Revolusi ilmu pengetahuan merupakan suatu revolusi yang menandakan bengkitnya kelompok intelektual bangsa Eropa mengenai cara berpikir keilmiahan.  Revolusi ilmu pengetahuan adalah sebuah revolusi mengenai perubahan cara berpikir serta persepsi manusia dalam mendapatkan pengetahuan bagi dirinya.  Perubahan persepsi manusia tersebut adalah perubahan dari cara berpikir yang ontologis ke cara berpikir matematis mekanistis. Pada abad pertengahan diberlakukan hukum agama bagi segala-galanya, termasuk kegiatan ilmu pengetahuan.  Saat abad Renaissance manusia tidak lagi menjadi citra tuhan, tetapi manusia juga memiliki rasio atau kesadaran manusia serta kreativitas keinginan untuk maju, memperbaiki kebudayaan manusia.  Pengetahuan dilandaskan rasionalitas dan empiristis yang berkembang pesat dengan pendekatan matematis yang diterapkan dalam kajiannya.

C. Hakikat ilmu Eropa
Karakter khusus ilmu Eropa dapat dijelaskan melalui keadaan-keadaan ketika para ilmuwan menggarap bahan-bahan yang diwarisi selama dua fase berturut-turut.  Hal itu mencakup prinsip dasar pengenal dunia alamiah melalui argumen demo prinsip yang pertama kali dicapai dalam kebudayaan Yunani, kemudian dipungut oleh peradaban Islam namun bukan yang lain.  Meskipun pada permulaan Renaiesans,  ilmu Eropa dan teknologi berasal dari tradisi-tradisi yang lebih tua dan umumnya kedudukannya lebih rendah ciri-ciri khas tertentu masyarakat Eropa pada zaman itu memungkinkannya membuat kemajuan pesat luar biasa.  Kendatipun masyarakat masih sebagian besar agraris,  tidak demokratis,  dan terstratifikasi oleh posisi sosial yang diwariskan namun ada beberapa wilayah di mana gaya kehidupan sosial lebih luwes dan individualistis daripada di tempat lain di manapun.  Ada kebebasan membuat penemuan dan mengeksploitasi penemuan seseorang demi tujuan pribadi tanpa dihalangi oleh penindasan negara.  Dalam peradaban-peradaban lain (di Timur Jauh atau di Eropa Abad Tengah),  inovasi teknis diawasi dan ditindas jika mengancam stabilitas politik atau sosial.  

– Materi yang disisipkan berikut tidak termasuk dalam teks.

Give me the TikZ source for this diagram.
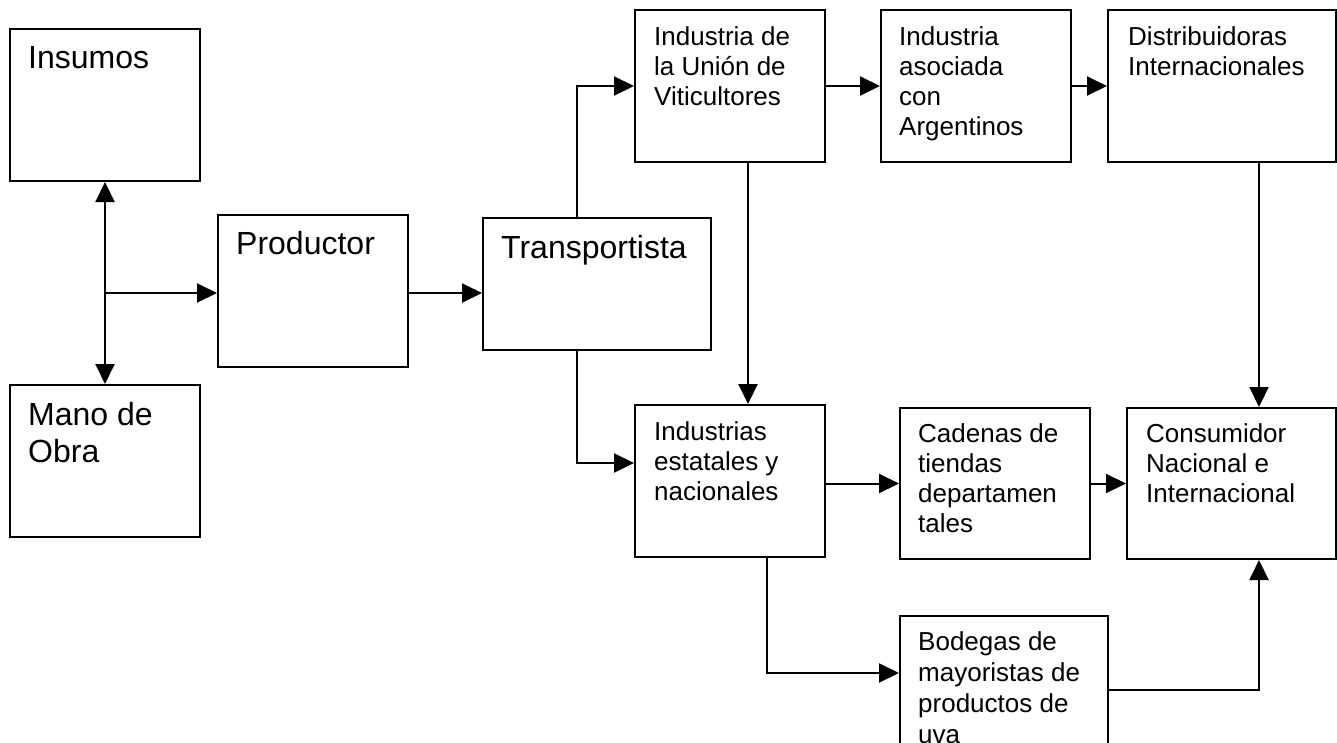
\documentclass[tikz,border=0pt]{standalone}
\usepackage{fontspec}
\setmainfont{Liberation Sans}
\usetikzlibrary{arrows.meta}
\begin{document}
\begin{tikzpicture}[x=1pt,y=-1pt,
  box/.style={draw, line width=2pt, anchor=north west, inner sep=0pt, rectangle},
  bigtxt/.style={anchor=base west, inner sep=0pt, font=\fontsize{32}{37}\selectfont},
  smalltxt/.style={anchor=base west, inner sep=0pt, font=\fontsize{26}{30.3}\selectfont},
  conn/.style={line width=2pt},
  arr/.style={conn, -{Triangle[length=20pt,width=19pt]}},
  darr/.style={conn, {Triangle[length=20pt,width=19pt]}-{Triangle[length=20pt,width=19pt]}},
]
\useasboundingbox (0,0) rectangle (1337,742);
\clip (0,0) rectangle (1337,742);

% boxes
\node[box, minimum width=190pt, minimum height=152pt] (ins)   at (9,28) {};
\node[box, minimum width=190pt, minimum height=152pt] (mano)  at (9,384) {};
\node[box, minimum width=190pt, minimum height=152pt] (prod)  at (217,214) {};
\node[box, minimum width=228pt, minimum height=132pt] (trans) at (482,217) {};
\node[box, minimum width=190pt, minimum height=152pt] (union) at (634,9) {};
\node[box, minimum width=190pt, minimum height=152pt] (asoc)  at (880,9) {};
\node[box, minimum width=228pt, minimum height=152pt] (dist)  at (1107,9) {};
\node[box, minimum width=190pt, minimum height=152pt] (estat) at (634,404) {};
\node[box, minimum width=190pt, minimum height=151pt] (cad)   at (899,407) {};
\node[box, minimum width=209pt, minimum height=151pt] (cons)  at (1126,407) {};
\node[box, minimum width=208pt, minimum height=160pt] (bod)   at (899,615) {};

% texts
\node[bigtxt] (tins)   at (28,68)  {Insumos};
\node[bigtxt] (tmano)  at (28,425) {\parbox[t]{170pt}{Mano de\\Obra}};
\node[bigtxt] (tprod)  at (236,254) {Productor};
\node[bigtxt] (ttrans) at (501,258) {Transportista};
\node[smalltxt] (tunion) at (654,45) {\parbox[t]{170pt}{Industria de\\la Unión de\\Viticultores}};
\node[smalltxt] (tasoc)  at (899,45) {\parbox[t]{170pt}{Industria\\asociada\\con\\Argentinos}};
\node[smalltxt] (tdist)  at (1128,45) {\parbox[t]{205pt}{Distribuidoras\\Internacionales}};
\node[smalltxt] (testat) at (654,440) {\parbox[t]{170pt}{Industrias\\estatales y\\nacionales}};
\node[smalltxt] (tcad)   at (918,442) {\parbox[t]{170pt}{Cadenas de\\tiendas\\departamen\\tales}};
\node[smalltxt] (tcons)  at (1146,442) {\parbox[t]{185pt}{Consumidor\\Nacional e\\Internacional}};
\node[smalltxt] (tbod)   at (918,650) {\parbox[t]{185pt}{\baselineskip=31pt Bodegas de\\mayoristas de\\productos de\\uva}};

% junction points
\coordinate (j)  at (104,293);
\coordinate (tu) at (577,217);
\coordinate (tb) at (577,349);
\coordinate (ud) at (748,161);
\coordinate (dd) at (1259,161);
\coordinate (ed) at (767,556);
\coordinate (be) at (1107,690);

% connectors
\draw[darr] (ins.south) -- (mano.north);
\draw[arr] (j) -- (j -| prod.west);
\draw[arr] (prod.east |- j) -- (trans.west |- j);
\draw[arr] (tu) |- (union.west);
\draw[arr] (tb) |- (estat.west |- 0,463);
\draw[arr] (union.east) -- (asoc.west);
\draw[arr] (asoc.east) -- (dist.west);
\draw[arr] (ud) -- (ud |- estat.north);
\draw[arr] (dd) -- (dd |- cons.north);
\draw[arr] (estat.east |- cad.west) -- (cad.west);
\draw[arr] (cad.east) -- (cons.west);
\draw[arr] (ed) |- (bod.west |- 0,673);
\draw[arr] (be) -| (dd |- cons.south);
\end{tikzpicture}
\end{document}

Dalam masyarakat Eropa yang relatif berubah-ubah,  setiap individu terdorong untuk melakukan inovasi sebab dengannya mereka dapat memajukan diri sendiri.  Selain itu sekat-sekat antara bidang aktivitas yang berbeda-beda,  dan penyesuaiannya dengan kelas-kelas yang ada,  tidak terlalu ketat sehingga membolehkan orang terpelajar berkecimpung dalam penemuan dan  memanfaatkan pengetahuan dan keahlian baca tulisnya.   Penemuan dapat terjadi di bidang peralatan atau pengetahuan;  orang dapat bergerak dengan bebas dari obyek yang satu kepada yang lain dan kembali lagi.  Konteks pemantapan aktivitas tersebut adalah ekspansi komersial dan politis negara-negara yang agresif dan yang bersaing satu sama lain,  dan negara-negara Eropa melawan dunia.  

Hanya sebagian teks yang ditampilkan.